Technology shouldn’t pre-empt personal interaction

The other day, I Skyped my grandparents who live on Vancouver Island, a mountain range and ferry ride away.

The other day, I Skyped my grandparents who live on Vancouver Island, a mountain range and ferry ride away. It was great to be able to catch them up on what is happening in my life. Even through the pixilating and graininess of the long-distant Internet connection it was still fantastic to hear and see them.

I attempt conversation while in line at the grocery store. The lady looks at me like I am a crazy person, as if she saw my face on Global News.

Are we as a society completely ignoring standard social graces?  Personal connections and conversations are slowly being replaced by technology.  Face-to-face encounters are replaced by Facebook and Twitter. Even the use of the telephone has been replaced with texting. Mass emails are replacing standard phone calls from our political parties. Robo calls and email distribution lists have replaced the standard warm handshake from a cold politician. How are we supposed to engage in debate with a computer?

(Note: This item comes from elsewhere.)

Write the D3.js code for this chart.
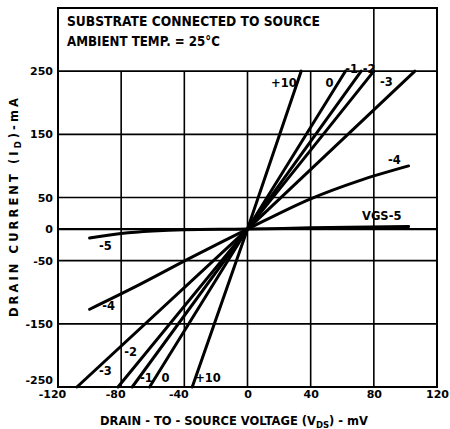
<!DOCTYPE html>
<html>
<head>
<meta charset="utf-8">
<script src="https://cdn.jsdelivr.net/npm/d3@7"></script>
<style>
  body { margin: 0; background: #fff; }
  svg { display: block; }
  text { font-family: "DejaVu Sans", sans-serif; font-weight: bold; fill: #000; }
</style>
</head>
<body>
<svg id="chart" width="450" height="429"></svg>
<script>
// ---- data ----
const vdsTicks = [-120, -80, -40, 0, 40, 80, 120];
const idTicks = [250, 150, 50, 0, -50, -150, -250];
const vgsNames = ["+10", "0", "-1", "-2", "-3", "-4", "-5"];

// [VDS (mV), ID (mA)]
const curveP10 = [[-35, -250], [0, 0], [34, 250]];
const curve0   = [[-62, -250], [0, 0], [62, 250]];
const curveM1  = [[-73, -250], [0, 0], [72, 250]];
const curveM2  = [[-82, -250], [0, 0], [80, 250]];
const curveM3  = [[-108, -250], [0, 0], [106, 250]];
const curveM4  = [[-100, -127], [-70, -90], [-38, -48], [0, 0], [40, 48], [70, 76], [102, 100]];
const curveM5  = [[-100, -14], [-80, -7], [-60, -3], [-40, -1], [0, 0], [40, 2], [102, 4]];

// curve labels: [text, VDS, ID]
const curveLabels = [
  ["+10", 23, 231], ["0", 52, 231], ["-1", 66, 254], ["-2", 77, 254], ["-3", 88, 233],
  ["-4", 93, 109], ["VGS-5", 85, 21],
  ["-5", -90, -27], ["-4", -88, -122], ["-2", -74, -195], ["-3", -90, -225],
  ["-1", -64, -235], ["0", -52, -235], ["+10", -25, -235]
];

const noteLines = ["SUBSTRATE CONNECTED TO SOURCE", "AMBIENT TEMP. = 25°C"];

// ---- chart ----
const svg = d3.select("#chart");
const x = d3.scaleLinear().domain([-120, 120]).range([58, 437]);
const y = d3.scaleLinear().domain([-250, 350]).range([387, 8]);

const g = svg.append("g");

// horizontal grid lines
g.selectAll("line.hgrid").data(idTicks).join("line")
  .attr("class", "hgrid")
  .attr("x1", x(-120)).attr("x2", x(120))
  .attr("y1", d => y(d)).attr("y2", d => y(d))
  .attr("stroke", "#000").attr("stroke-width", d => d === 0 ? 2.2 : 1.6);

// vertical grid lines (interior), 80 extends to top of frame
g.selectAll("line.vgrid").data(vdsTicks.slice(1, -1)).join("line")
  .attr("class", "vgrid")
  .attr("x1", d => x(d)).attr("x2", d => x(d))
  .attr("y1", y(-250)).attr("y2", d => d === 80 ? y(350) : y(250))
  .attr("stroke", "#000").attr("stroke-width", 1.6);

// frame
g.append("rect")
  .attr("x", x(-120)).attr("y", y(350))
  .attr("width", x(120) - x(-120)).attr("height", y(-250) - y(350))
  .attr("fill", "none").attr("stroke", "#000").attr("stroke-width", 2);

// axes (labels only)
const xAxis = d3.axisBottom(x).tickValues(vdsTicks).tickSize(0).tickPadding(3)
  .tickFormat(d => String(d));
const yAxis = d3.axisLeft(y).tickValues(idTicks).tickSize(0).tickPadding(5)
  .tickFormat(d => String(d));

const gx = svg.append("g").attr("transform", `translate(0,${y(-250)})`).call(xAxis);
const gy = svg.append("g").attr("transform", `translate(${x(-120)},0)`).call(yAxis);
[gx, gy].forEach(a => {
  a.select(".domain").remove();
  a.selectAll("text").style("font-family", "'DejaVu Sans', sans-serif")
    .style("font-weight", "bold").style("font-size", "11px").attr("fill", "#000");
});
// negative x labels: digits centred on the grid line, minus sign hangs left
gx.selectAll("text").attr("dx", d => d < 0 ? -6 : 0);
// bottom y label sits just above the bottom edge
gy.selectAll("text").filter(d => d === -250).attr("dy", "-0.3em");

// curves
const line = d3.line().x(d => x(d[0])).y(d => y(d[1])).curve(d3.curveMonotoneX);
const curves = [curveP10, curve0, curveM1, curveM2, curveM3, curveM4, curveM5];
g.selectAll("path.curve").data(curves).join("path")
  .attr("class", "curve")
  .attr("d", line)
  .attr("fill", "none").attr("stroke", "#000").attr("stroke-width", 3)
  .attr("stroke-linecap", "round");

// curve labels
g.selectAll("text.clabel").data(curveLabels).join("text")
  .attr("class", "clabel")
  .attr("x", d => x(d[1])).attr("y", d => y(d[2]))
  .attr("text-anchor", "middle").attr("dominant-baseline", "central")
  .style("font-size", "11.5px")
  .text(d => d[0]);

// note box text
svg.selectAll("text.note").data(noteLines).join("text")
  .attr("class", "note")
  .attr("x", 67).attr("y", (d, i) => 26 + i * 20)
  .attr("textLength", (d, i) => i === 0 ? 253 : 153)
  .attr("lengthAdjust", "spacingAndGlyphs")
  .style("font-size", "13.5px")
  .text(d => d);

// fit a text's width by letter-spacing
function fitWidth(sel, target) {
  const n = sel.text().length;
  const w = sel.node().getComputedTextLength();
  sel.style("letter-spacing", ((target - w) / n) + "px");
}

// y axis title
const yt = svg.append("text")
  .attr("transform", "translate(18,206) rotate(-90)")
  .attr("text-anchor", "middle")
  .style("font-size", "11.5px");
yt.append("tspan").text("DRAIN CURRENT (I");
yt.append("tspan").attr("dy", 3).style("font-size", "8.5px").text("D");
yt.append("tspan").attr("dy", -3).text(")-mA");
fitWidth(yt, 222);

// x axis title
const xt = svg.append("text")
  .attr("x", 234).attr("y", 425)
  .attr("text-anchor", "middle")
  .style("font-size", "11.5px");
xt.append("tspan").text("DRAIN - TO - SOURCE VOLTAGE (V");
xt.append("tspan").attr("dy", 3).style("font-size", "8.5px").text("DS");
xt.append("tspan").attr("dy", -3).text(") - mV");
fitWidth(xt, 268);
</script>
</body>
</html>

Don’t be part of the problem!

Break the cycle. Next time you are in the grocery store, I dare you to say hello to the neighbour in line with you. You don’t need to invite them for dinner, just flash them a simple smile, and show how approachable you are. You never know, you might even strike up a conversation and find a future friend or at least learn something new about the world beyond your computer screen.

I’m not trying to “techno bash” here.  I am a proponent of what technology can offer us: the ability to communicate over long distances.

Has technological advancements really advanced our human interactions?

It has in no way come close to a big ol’ bear hug from Grandpa.